Salon is a fine dining restaurant in Budapest inside the historic and jaw-droppingly ornate New York Café, one of the city's top tourist attractions. Salon's seasonal dishes feature the usual suspects of Hungarian fine dining—foie gras, quail, mangalica pork, and venison saddle. Head chef András Wolf is in charge of both the New York Cafe and Salon, but their kitchens are operated separately.

#19 La Perle Noire

La Perle Noire is a high-end restaurant occupying the ground floor of Mamaison, a four-star hotel on a quiet section of Andrássy Avenue. (Peppered with residential villas and embassies, Budapest's Andrássy Avenue is often compared to the Champs-Élysées.) Let's get the bad news out of the way: the interior of La Perle Noire is anything but cozy or inviting. Dark furnishings lend a constrained formality and nightclub atmosphere to this oversized space.

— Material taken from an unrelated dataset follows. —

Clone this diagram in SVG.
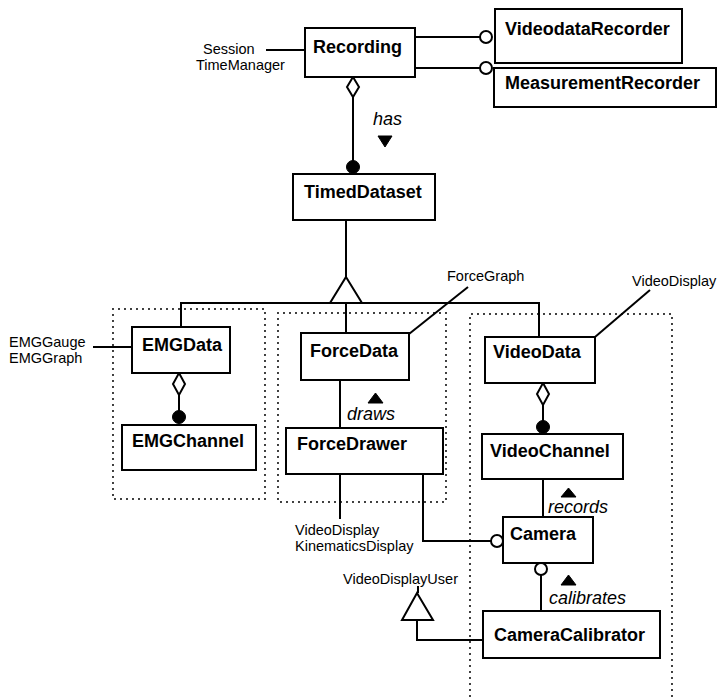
<svg xmlns="http://www.w3.org/2000/svg" width="719" height="700" viewBox="0 0 719 700">
<style>
.box{fill:#fff;stroke:#000;stroke-width:2}
.cn{font-family:"Liberation Sans",Arial,sans-serif;font-weight:bold;font-size:18px;fill:#000}
.lb{font-family:"Liberation Sans",Arial,sans-serif;font-size:14.5px;fill:#000}
.it{font-family:"Liberation Sans",Arial,sans-serif;font-style:italic;font-size:18px;fill:#000}
.ln{fill:none;stroke:#000;stroke-width:2}
.hol{fill:#fff;stroke:#000;stroke-width:2}
.fil{fill:#000;stroke:#000;stroke-width:1}
.dot{fill:none;stroke:#000;stroke-width:2;stroke-dasharray:0 6;stroke-linecap:round}
</style>
<rect width="719" height="700" fill="#fff"/>
<g id="regions">
<rect class="dot" x="113" y="309" width="152" height="190"/>
<rect class="dot" x="278" y="313" width="168" height="189"/>
<path class="dot" d="M470,720 V314 H672 V720"/>
</g>
<g id="connectors">
<line class="ln" x1="415" y1="37" x2="480" y2="37"/>
<circle class="hol" cx="486" cy="37" r="6"/>
<line class="ln" x1="415" y1="68" x2="480" y2="68"/>
<circle class="hol" cx="486" cy="68" r="6"/>
<line class="ln" x1="266" y1="50" x2="305" y2="50"/>
<line class="ln" x1="353" y1="97" x2="353" y2="161"/>
<polygon class="hol" points="353,77 359,87 353,97 347,87"/>
<circle class="fil" cx="353" cy="167" r="6.5"/>
<polygon class="fil" points="378,136 392,136 385,147"/>
<line class="ln" x1="346" y1="220" x2="346" y2="277"/>
<polyline class="ln" points="181,327 181,303 539,303 539,337"/>
<line class="ln" x1="346" y1="303" x2="346" y2="333"/>
<polygon class="hol" points="346,277 362,303 330,303"/>
<line class="ln" x1="468" y1="287" x2="409" y2="334"/>
<line class="ln" x1="650" y1="290" x2="595" y2="337"/>
<line class="ln" x1="93" y1="347" x2="132" y2="347"/>
<line class="ln" x1="179" y1="395" x2="179" y2="412"/>
<polygon class="hol" points="179,373 185,384 179,395 173,384"/>
<circle class="fil" cx="179" cy="417" r="6.5"/>
<line class="ln" x1="340" y1="380" x2="340" y2="428"/>
<polygon class="fil" points="368,403 383,403 375.5,393"/>
<line class="ln" x1="340" y1="474" x2="340" y2="519"/>
<polyline class="ln" points="423,474 423,541 491,541"/>
<circle class="hol" cx="497" cy="541" r="6"/>
<line class="ln" x1="543" y1="405" x2="543" y2="422"/>
<polygon class="hol" points="543,383 549,394 543,405 537,394"/>
<circle class="fil" cx="543" cy="427" r="6.5"/>
<line class="ln" x1="543" y1="479" x2="543" y2="517"/>
<polygon class="fil" points="561,497 576,497 568.5,488"/>
<line class="ln" x1="541" y1="575" x2="541" y2="611"/>
<circle class="hol" cx="541" cy="569" r="6"/>
<polygon class="fil" points="561,585 576,585 568.5,575"/>
<line class="ln" x1="418" y1="586" x2="418" y2="593"/>
<polyline class="ln" points="417,620 417,640 483,640"/>
<polygon class="hol" points="417,593 433,620 402,620"/>
</g>
<g id="labels">
<text class="lb" x="203" y="54">Session</text>
<text class="lb" x="196" y="70">TimeManager</text>
<text class="it" x="373" y="125">has</text>
<text class="lb" x="447" y="281">ForceGraph</text>
<text class="lb" x="632" y="286">VideoDisplay</text>
<text class="lb" x="9" y="347">EMGGauge</text>
<text class="lb" x="9" y="363">EMGGraph</text>
<text class="it" x="347" y="420">draws</text>
<text class="it" x="548" y="513">records</text>
<text class="lb" x="295" y="535">VideoDisplay</text>
<text class="lb" x="295" y="551">KinematicsDisplay</text>
<text class="lb" x="343" y="584">VideoDisplayUser</text>
<text class="it" x="549" y="604">calibrates</text>
</g>
<g id="Recording"><rect class="box" x="305" y="28" width="110" height="49"/><text class="cn" x="313" y="53">Recording</text></g>
<g id="VideodataRecorder"><rect class="box" x="495" y="9" width="187" height="54"/><text class="cn" x="505" y="35">VideodataRecorder</text></g>
<g id="MeasurementRecorder"><rect class="box" x="494" y="68" width="222" height="39"/><text class="cn" x="505" y="89">MeasurementRecorder</text></g>
<g id="TimedDataset"><rect class="box" x="293" y="174" width="142" height="46"/><text class="cn" x="304" y="198">TimedDataset</text></g>
<g id="EMGData"><rect class="box" x="132" y="327" width="98" height="46"/><text class="cn" x="142" y="351">EMGData</text></g>
<g id="EMGChannel"><rect class="box" x="122" y="425" width="134" height="45"/><text class="cn" x="132" y="447">EMGChannel</text></g>
<g id="ForceData"><rect class="box" x="301" y="333" width="108" height="47"/><text class="cn" x="310" y="357">ForceData</text></g>
<g id="ForceDrawer"><rect class="box" x="286" y="428" width="157" height="46"/><text class="cn" x="297" y="450">ForceDrawer</text></g>
<g id="VideoData"><rect class="box" x="485" y="337" width="110" height="46"/><text class="cn" x="493" y="358">VideoData</text></g>
<g id="VideoChannel"><rect class="box" x="482" y="434" width="141" height="45"/><text class="cn" x="490" y="457">VideoChannel</text></g>
<g id="Camera"><rect class="box" x="503" y="517" width="90" height="46"/><text class="cn" x="510" y="540">Camera</text></g>
<g id="CameraCalibrator"><rect class="box" x="483" y="611" width="177" height="47"/><text class="cn" x="494" y="641">CameraCalibrator</text></g>
</svg>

#20 KNRDY American Steakhouse

KNRDY is an upscale steakhouse in the heart of Budapest’s downtown. The restaurant buys prime-graded and Omaha Angus from the U.S., Wagyu from Australia and Japan, and serves only the best cuts: ribeye/tomahawk, New York strip, filet mignon, and T-bone/porterhouse. If you enjoy the funky flavors of aged meat, KNRDY also offers 50-day dry-aged meats. You can’t really go wrong with anything here—all steaks arrive with a beautifully-browned crust. I enjoyed the intensely flavorful, juicy, and tender Prime Angus ribeye (€60 for 450 grams; 16 oz).

#21 Prime Steak & Wine Budapest

Prime is an upscale steakhouse in downtown Budapest, on par with the top steakhouses around the world, not only in quality, but, unfortunately, also in price. The restaurant serves premium imported meats from the U.S., Australia, and Argentina, including prime-grade Black Angus and Wagyu. You can also try a Hungarian beef, from grey cattle, but, I'm sorry to say, it pales in comparison with the others.

Rankings are based on a combination of food/drink, atmosphere, service, and price. The author visits all restaurants incognito and pays for his own meals and drinks.